We submit all of these applications to RPS. In the beginning, the RPS profiles the application and extracts the fingerprint. Then, the RPS uses the Random Forest model to determine an appropriate server configuration. We collect all the fingerprints and their correspondent configurations generated by the RPS to shape our dataset.

Fig. 1.
figure 1

ML based resource provisioning system

3.2 Adversarial Sample Generator

Once the reverse engineered RPS is built, it is non-trivial to determine the level of perturbations that need to be injected into application’s micro architectural patterns in order to get the desired host configuration. The micro architectural patterns are perturbed by applying a gradient loss based approach, similar to the Fast-Gradient Sign Method (FGSM), which is widely used in image processing. The low complexity and low computation overheads are the benefits of such an approach. To train our neural network, we use reverse engineered ML RPS i.e., neural network with \(\theta \) as the hyper parameters, x being the input to the model, and y is the output for a given input x, and \(L(\theta , x,y)\) be the cost function used to craft adversarial perturbations. Using the gradient of the cost function of the neural network, the perturbation required to change the output to the target configuration is calculated. The adversarial perturbation generated based on the gradient loss, similar to the FGSM [5] is given by:

$$x^{adv} = x + \epsilon \,sign( \nabla _x\,L(\theta ,x,y)$$

where \(\epsilon \) is a scaling constant ranging between 0.0 to 1.0 is set to be very small such that the variation in \(x (\delta x)\) is undetectable. In case of FGSM the input x is perturbed along each dimension in the direction of gradient by a perturbation magnitude of \(\epsilon \). Considering a small \(\epsilon \) leads to well-disguised adversarial samples that successfully fool the ML model. In contrast to the images where the number of features are large, the number of features i.e., micro architectural metrics are limited, thus the perturbations need to be crafted carefully and also be made sure it can be generated during runtime by the applications. For instance, a negative value cannot be generated by an application. Hence, we provided lower bound on the adversary values. [4] presented how to craft the adversarial application so as to generate the perturbations during runtime.

3.3 Case Study

To evaluate our proposed approach, we implemented 8 distributed attacks as follow: SC1: Prime+Probe, SC2: Flush+Reload, SC3: Flush+Flush, SC4: Evict + Time, DoS1: increasing latency by saturating the network, DoS2: decreasing throughput by saturating storage, RFA1: freeing memory resource, and RFA2: freeing CPU resource. We perform these attacks on 20 unseen victim applications from different domains (SPEC, Hadoop, Spark, Memcache, and Cassandra). Based on our evaluation, the success rate of being co-located with victims, evading the detection and migration, and getting the desired outcome from attack depends on many factors such as victim’s type, the period of monitoring phase, and amount of perturbation.

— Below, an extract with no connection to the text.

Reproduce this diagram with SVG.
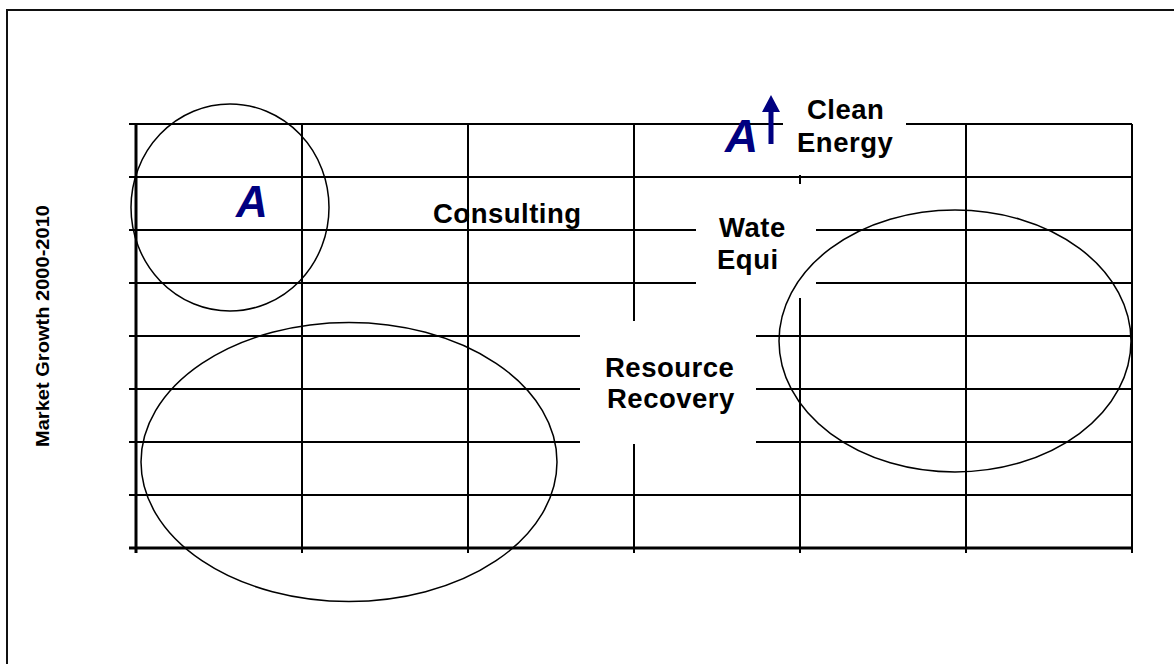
<svg xmlns="http://www.w3.org/2000/svg" width="1174" height="664" viewBox="0 0 1174 664">
  <style>
    .grid { stroke: #000; stroke-width: 2; fill: none; }
    .axis { stroke: #000; stroke-width: 3; fill: none; }
    .mask { fill: #fff; stroke: none; }
    .ring { fill: none; stroke: #000; stroke-width: 1.5; }
    .lbl { font-family: "Liberation Sans", Arial, sans-serif; font-weight: bold; font-size: 27.5px; letter-spacing: 0.5px; fill: #000; }
    .mark { font-family: "Liberation Sans", Arial, sans-serif; font-weight: bold; font-style: italic; fill: #000080; }
    .ytitle { font-family: "Liberation Sans", Arial, sans-serif; font-weight: bold; font-size: 19px; fill: #000; }
  </style>
  <rect x="0" y="0" width="1174" height="664" fill="#fff"/>
  <!-- frame -->
  <rect x="7" y="10" width="1200" height="700" fill="none" stroke="#111" stroke-width="2"/>

  <!-- connectors: chart grid -->
  <g id="connectors">
    <g class="grid">
      <line x1="129" y1="124" x2="1132" y2="124"/>
      <line x1="129" y1="177" x2="1132" y2="177"/>
      <line x1="129" y1="230" x2="1132" y2="230"/>
      <line x1="129" y1="283" x2="1132" y2="283"/>
      <line x1="129" y1="336" x2="1132" y2="336"/>
      <line x1="129" y1="389" x2="1132" y2="389"/>
      <line x1="129" y1="442" x2="1132" y2="442"/>
      <line x1="129" y1="495" x2="1132" y2="495"/>
      <line x1="302" y1="124" x2="302" y2="553"/>
      <line x1="468" y1="124" x2="468" y2="553"/>
      <line x1="634" y1="124" x2="634" y2="553"/>
      <line x1="800" y1="124" x2="800" y2="553"/>
      <line x1="966" y1="124" x2="966" y2="553"/>
      <line x1="1132" y1="124" x2="1132" y2="553"/>
    </g>
    <g class="axis">
      <line x1="136" y1="124" x2="136" y2="553"/>
      <line x1="129" y1="548" x2="1133" y2="548"/>
    </g>
  </g>

  <!-- label backgrounds -->
  <rect class="mask" x="783" y="100" width="123" height="75"/>
  <rect class="mask" x="696" y="184" width="120" height="114"/>
  <rect class="mask" x="580" y="321" width="176" height="123"/>

  <!-- segment groupings -->
  <g id="group-a">
    <ellipse class="ring" cx="230" cy="207.5" rx="99" ry="103.5"/>
    <text class="mark" x="236" y="217" font-size="44">A</text>
  </g>
  <g id="group-lower">
    <ellipse class="ring" cx="349" cy="462" rx="208" ry="139.5"/>
  </g>
  <g id="group-right">
    <ellipse class="ring" cx="955" cy="341" rx="176" ry="131"/>
  </g>

  <g id="consulting">
    <text class="lbl" x="433" y="223">Consulting</text>
  </g>
  <g id="clean-energy">
    <text class="mark" x="725" y="152" font-size="46">A</text>
    <polygon points="771,95 780,112 773.5,112 773.5,144 768.5,144 768.5,112 762,112" fill="#000080"/>
    <text class="lbl" x="807" y="119">Clean</text>
    <text class="lbl" x="797" y="152">Energy</text>
  </g>
  <g id="water-equipment">
    <text class="lbl" x="719" y="237">Wate</text>
    <text class="lbl" x="717" y="269">Equi</text>
  </g>
  <g id="resource-recovery">
    <text class="lbl" x="605" y="377">Resource</text>
    <text class="lbl" x="607" y="408">Recovery</text>
  </g>

  <g id="y-axis-title">
    <text class="ytitle" transform="translate(49,326) rotate(-90)" text-anchor="middle" textLength="242" lengthAdjust="spacingAndGlyphs">Market Growth 2000-2010</text>
  </g>
</svg>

We now perform the DoS attack on utilization. If it causes the resource saturation, DoS will be detected and the victim will be migrated to a new machine. Our cluster supports live migration. Figure 2 compares the tail latency and CPU utilization with adversarial VM to that of a naive DoS that saturates the CPU through a CPU-intensive task. It shows the adversarial attack does not saturate the resource and does not cause the migration while still can put pressure on the victim.

Table 2. Effectiveness of distributed attacks based on application type
Fig. 2.
figure 2

Latency and utilization with adversarial sample and a naive DoS attack that saturates memory resources

Table 2 shows the impact of victims’ type on the success rate of each type of attack. The interesting observation is that there is a meaningful relationship between the application’s type and the nature of the attack by itself. For instance, we observe that side-channel attacks are more successful when the cache hit rate of the victim is low. Similarly, we observed that RFA is more successful when the resource utilization of the victim is high. One reason is that in such case FTG can generate a better fake trace to convince the RPS to stay at the current host. In a case that the difference between the behavior of the adversary kernel and the victim is high, the FTG has to generate more perturbation and this may lead to a migration decision by RPS.

4 Conclusions

The proposed adversarial attack on RPS comprises of three phases. Firstly, we perform reverse engineering to build a ML RPS that mimics the functionality of the original RPS. Further, with the aid of adversarial sample generator, the micro architectural pattern required to obtain the target server configuration is determined. Lastly, this crafted adversarial micro architectural pattern generator is spawned as separate thread, leading to overall pattern close to the victim VM’s pattern, and eventually causes to be co-located with it. This means without saturating the resources or act as an abnormal application, by generating only small noise in applications behavior, we can force RPS to co-locate the adversary VM with victim and also fool the RPS to change the resources required for the targeted VM and impacts on its behavior. The goal of this study is to encourage public cloud providers to implement more stringent isolation solutions for their platforms and system engineers develop robust RPSs to deliver predictability and security at high utilization levels.